Is this a matrix operator norm?

Question

Is the max element-wise norm a matrix operator norm?

I know a matrix operator norm is defined by $$ |A|_p=\sup_{v≠0} \frac{|Av|_p}{|v|_p} $$

But how can I tell if the max norm is an operator norm?

Answer 1

Yes this is a norm.

Operator norms.

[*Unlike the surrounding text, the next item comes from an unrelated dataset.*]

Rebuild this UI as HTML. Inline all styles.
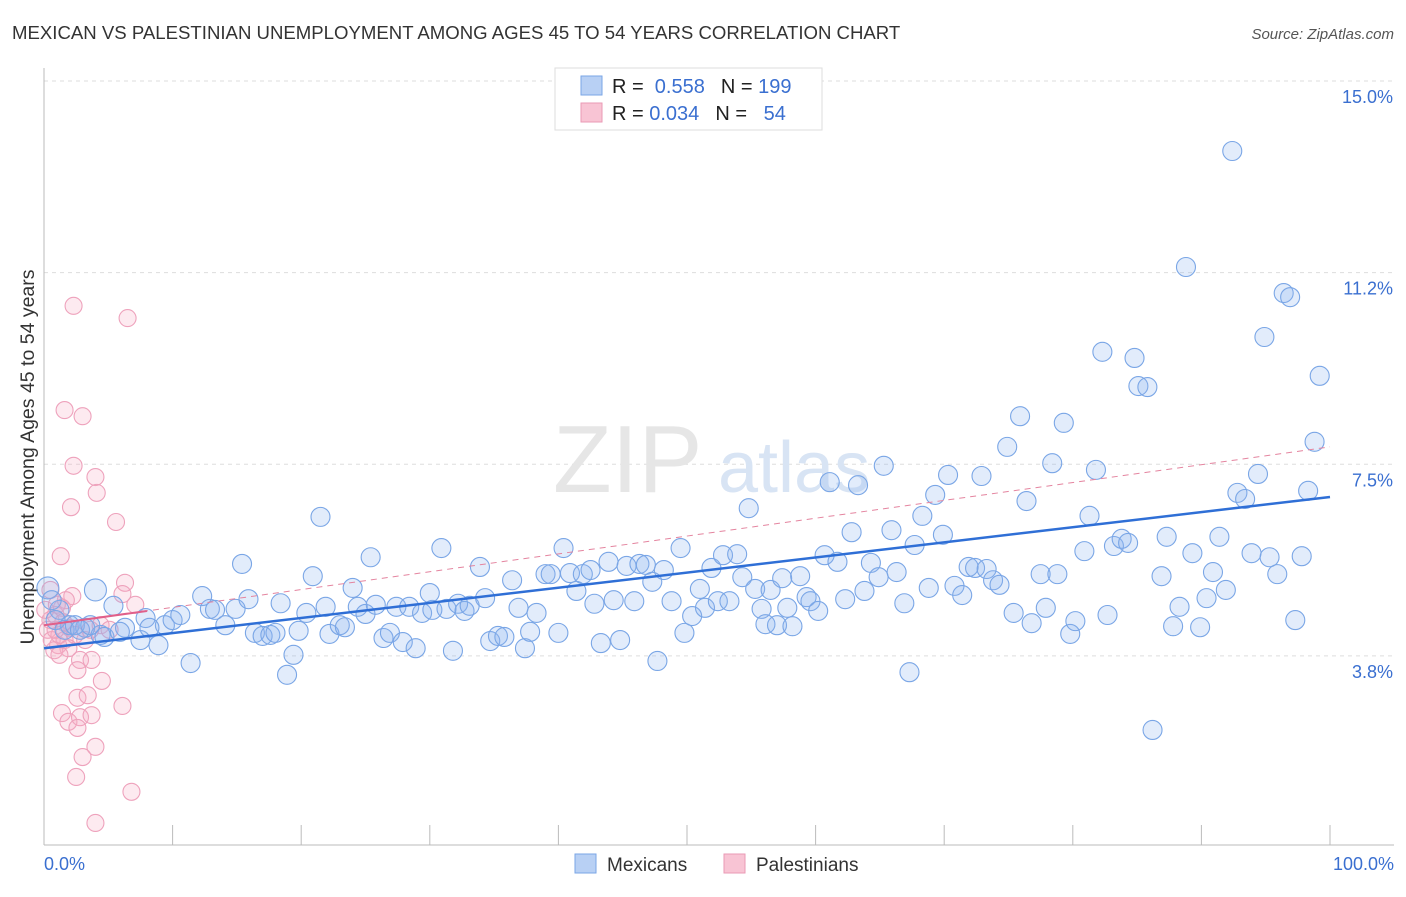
<!DOCTYPE html>
<html><head><meta charset="utf-8"><style>
body{margin:0;background:#fff;font-family:"Liberation Sans",sans-serif;}
svg text{font-family:"Liberation Sans",sans-serif;}
</style></head><body>
<svg id="chart" width="1406" height="892" xmlns="http://www.w3.org/2000/svg">
<text x="12" y="39" font-size="18.6" fill="#333">MEXICAN VS PALESTINIAN UNEMPLOYMENT AMONG AGES 45 TO 54 YEARS CORRELATION CHART</text>
<text x="1394" y="39" font-size="15" fill="#555" font-style="italic" text-anchor="end">Source: ZipAtlas.com</text>
<g id="grid"></g>
<g><text x="553" y="492" font-size="96" font-family="Liberation Serif" fill="#e6e6e6">ZIP</text><text x="718" y="492" font-size="72" fill="#d8e4f4">atlas</text></g>
<line x1="44" y1="68" x2="44" y2="845" stroke="#bbb"/>
<line x1="44" y1="845" x2="1394" y2="845" stroke="#bbb"/>
<g id="xticks"></g>
<g id="yticks"></g>
<text x="44" y="870" font-size="18" fill="#3a6fd0">0.0%</text>
<text x="1394" y="870" font-size="18" fill="#3a6fd0" text-anchor="end">100.0%</text>
<text transform="translate(34,457) rotate(-90)" font-size="19.5" fill="#333" text-anchor="middle">Unemployment Among Ages 45 to 54 years</text>
<g id="pink"></g>
<g id="blue"></g>
<g id="trends"></g>
<g>
<rect x="555" y="68" width="267" height="62" fill="#fff" stroke="#ddd"/>
<rect x="581" y="76" width="21" height="19" fill="#b8d0f4" stroke="#7aa6e6"/>
<rect x="581" y="103" width="21" height="19" fill="#f8c4d4" stroke="#ea9ab5"/>
<text x="612" y="93" font-size="20" fill="#222">R = <tspan fill="#3a6fd0">&#160;0.558</tspan><tspan dx="16">N = </tspan><tspan fill="#3a6fd0">199</tspan></text>
<text x="612" y="120" font-size="20" fill="#222">R = <tspan fill="#3a6fd0">0.034</tspan><tspan dx="16">N = </tspan><tspan fill="#3a6fd0">&#160;&#160;54</tspan></text>
</g>
<g>
<rect x="575" y="854" width="21" height="19" fill="#b8d0f4" stroke="#7aa6e6"/>
<text x="607" y="871" font-size="19" fill="#333">Mexicans</text>
<rect x="724" y="854" width="21" height="19" fill="#f8c4d4" stroke="#ea9ab5"/>
<text x="756" y="871" font-size="19" fill="#333">Palestinians</text>
</g>
</svg>
<script>
const yTicks=[3.75,7.5,11.25,15];
const yTickLabels=["3.8%","7.5%","11.2%","15.0%"];
const blueX=[0.3,4.0,1.2,5.4,2.0,3.2,4.4,4.7,6.3,7.5,8.9,7.9,9.4,10.0,10.6,11.4,12.3,12.9,13.3,14.1,14.9,15.4,15.9,16.4,17.0,17.6,18.0,18.4,18.9,19.4,19.8,20.4,20.9,21.5,21.9,22.2,23.0,23.4,24.0,24.4,25.0,25.4,25.8,26.4,26.9,27.4,27.9,28.4,28.9,29.4,30.0,30.2,30.9,31.3,31.8,32.2,32.7,33.1,33.9,34.3,34.7,35.3,35.8,36.4,36.9,37.4,37.8,38.3,39.0,39.4,40.0,40.4,40.9,41.4,41.9,42.5,42.8,43.3,43.9,44.3,44.8,45.3,45.9,46.3,46.8,47.3,47.7,48.2,48.8,49.5,49.8,50.4,51.0,51.4,51.9,52.4,52.8,53.3,53.9,54.3,54.8,55.3,55.8,56.1,56.5,57.0,57.4,57.8,58.2,58.8,59.3,59.6,60.2,60.7,61.1,61.7,62.3,62.8,63.3,63.8,64.3,64.9,65.3,65.9,66.3,66.9,67.3,67.7,68.3,68.8,69.3,69.9,70.3,70.8,71.4,71.9,72.4,72.9,73.3,73.8,74.3,74.9,75.4,75.9,76.4,76.8,77.5,77.9,78.4,78.8,79.3,79.8,80.2,80.9,81.3,81.8,82.3,82.7,83.2,83.8,84.3,84.8,85.1,85.8,86.2,86.9,87.3,87.8,88.3,88.8,89.3,89.9,90.4,90.9,91.4,91.9,92.4,92.8,93.4,93.9,94.4,94.9,95.3,95.9,96.4,96.9,97.3,97.8,98.3,98.8,99.2,0.9,1.6,2.4,2.8,0.6,3.6,5.9,8.2];
const blueY=[5.08,5.04,4.65,4.73,4.35,4.30,4.16,4.12,4.30,4.06,3.96,4.49,4.35,4.45,4.55,3.61,4.92,4.67,4.65,4.35,4.67,5.55,4.86,4.20,4.14,4.16,4.20,4.78,3.38,3.77,4.24,4.59,5.31,6.47,4.71,4.18,4.35,4.31,5.08,4.71,4.57,5.68,4.75,4.10,4.20,4.71,4.02,4.71,3.90,4.59,4.98,4.65,5.86,4.67,3.85,4.77,4.63,4.73,5.49,4.88,4.04,4.14,4.12,5.23,4.69,3.90,4.22,4.59,5.35,5.35,4.20,5.86,5.37,5.02,5.35,5.43,4.77,4.00,5.59,4.84,4.06,5.51,4.82,5.55,5.53,5.20,3.65,5.43,4.82,5.86,4.20,4.53,5.06,4.69,5.47,4.82,5.72,4.82,5.74,5.29,6.64,5.06,4.67,4.37,5.04,4.35,5.27,4.69,4.33,5.31,4.90,4.82,4.63,5.72,7.15,5.59,4.86,6.17,7.09,5.02,5.57,5.29,7.47,6.21,5.39,4.78,3.43,5.92,6.49,5.08,6.90,6.12,7.29,5.12,4.94,5.49,5.47,7.27,5.45,5.23,5.14,7.84,4.59,8.44,6.78,4.39,5.35,4.69,7.52,5.35,8.31,4.18,4.43,5.80,6.49,7.39,9.70,4.55,5.90,6.04,5.96,9.58,9.03,9.01,2.30,5.31,6.08,4.33,4.71,11.36,5.76,4.31,4.88,5.39,6.08,5.04,13.63,6.94,6.82,5.76,7.31,9.99,5.68,5.35,10.85,10.77,4.45,5.70,6.98,7.94,9.23,4.45,4.26,4.35,4.26,4.84,4.35,4.22,4.30];
const pinkX=[2.3,6.5,1.6,3.0,2.3,4.0,4.1,2.1,5.6,1.3,6.3,6.1,2.2,7.1,1.7,1.4,0.9,0.5,0.3,0.6,1.1,1.2,1.6,2.0,2.4,1.9,2.8,3.7,2.6,4.5,2.6,3.4,1.4,1.9,2.8,3.7,6.1,2.6,4.0,3.0,2.5,6.8,4.0,0.9,1.5,0.8,1.2,3.2,3.6,4.4,5.1,0.1,0.5,1.0];
const pinkY=[10.60,10.36,8.56,8.44,7.47,7.25,6.94,6.66,6.37,5.70,5.18,4.96,4.92,4.75,4.84,4.69,4.55,4.45,4.26,4.06,3.96,4.16,4.06,4.30,4.16,3.90,3.67,3.67,3.47,3.26,2.93,2.98,2.63,2.46,2.55,2.59,2.77,2.34,1.97,1.77,1.38,1.09,0.48,4.26,4.41,3.86,3.77,4.06,4.26,4.35,4.26,4.65,5.04,4.75];
const blueTrendX=[0,100], blueTrendY=[3.90,6.86];
const pinkTrendX=[0,100], pinkTrendY=[4.35,7.84];

const NS="http://www.w3.org/2000/svg";
const sx=v=>44+v*12.86;
const sy=v=>81+(15-v)*51.1;
function mk(tag,attrs,parent){const e=document.createElementNS(NS,tag);for(const k in attrs)e.setAttribute(k,attrs[k]);parent.appendChild(e);return e;}
const grid=document.getElementById('grid'),yt=document.getElementById('yticks'),xt=document.getElementById('xticks');
yTicks.forEach((t,i)=>{
 const l=mk('line',{x1:44,x2:1394,y1:sy(t),y2:sy(t),stroke:'#ddd','stroke-dasharray':'4,4'},grid);
 
 
 const tx=mk('text',{x:1393,y:sy(t)+22,'font-size':18,fill:'#3a6fd0','text-anchor':'end'},yt);
 tx.textContent=yTickLabels[i];
 
 
});
for(let i=0;i<=10;i++){
 const l=mk('line',{x1:sx(i*10),x2:sx(i*10),y1:825,y2:845,stroke:'#bbb'},xt);
 
 
}
const pg=document.getElementById('pink');
pinkX.forEach((x,i)=>{
 const c=mk('circle',{cx:sx(x),cy:sy(pinkY[i]),r:8.5,fill:'rgba(246,170,196,0.25)',stroke:'#eea2bc','stroke-width':1.1},pg);
 
 
});
const bg=document.getElementById('blue');
blueX.forEach((x,i)=>{
 const big=(i<2);
 const c=mk('circle',{cx:sx(x),cy:sy(blueY[i]),r:big?11:9.5,fill:'rgba(140,178,238,0.25)',stroke:'#7aa6e6','stroke-width':1.1},bg);
 
 
});
const tg=document.getElementById('trends');
const pl=mk('line',{x1:sx(pinkTrendX[0]),y1:sy(pinkTrendY[0]),x2:sx(pinkTrendX[1]),y2:sy(pinkTrendY[1]),stroke:'#e4849f','stroke-width':1,'stroke-dasharray':'6,5'},tg);


const ps=mk('line',{x1:sx(pinkTrendX[0]),y1:sy(pinkTrendY[0]),x2:sx(8),y2:sy(pinkTrendY[0]+(pinkTrendY[1]-pinkTrendY[0])*0.08),stroke:'#e0608a','stroke-width':2},tg);


const bl=mk('line',{x1:sx(blueTrendX[0]),y1:sy(blueTrendY[0]),x2:sx(blueTrendX[1]),y2:sy(blueTrendY[1]),stroke:'#2f6fd6','stroke-width':2.5},tg);


</script>
</body></html>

Let $(X,\|\cdot\|_X)$, $(Y,\|\cdot\|_Y)$ be two normed spaces and $T:X\to Y$ a linear operator. $T$ is bounded, if there exists a $c>0$, such that $$ \|Tx\|_Y\le c\|x\|_X, \quad\text{for all $x\in X$}.\qquad (\star) $$ The infimum of all $c$ satisfying the above, also satisfies the above and it is the operator norm $\|T\|$. In fact $$ \|T\|=\inf\{c:c \,\,\,\text{satifies $(\star)$}\}=\sup_{x\ne 0}\frac{\|Tx\|_Y}{\|x\|_X} =\sup_{\|x\|_X=1}\|Tx\|_Y. $$ So an operator norm is one defined as $\sup_{x\ne 0}\frac{\|Tx\|_Y}{\|x\|_X}$.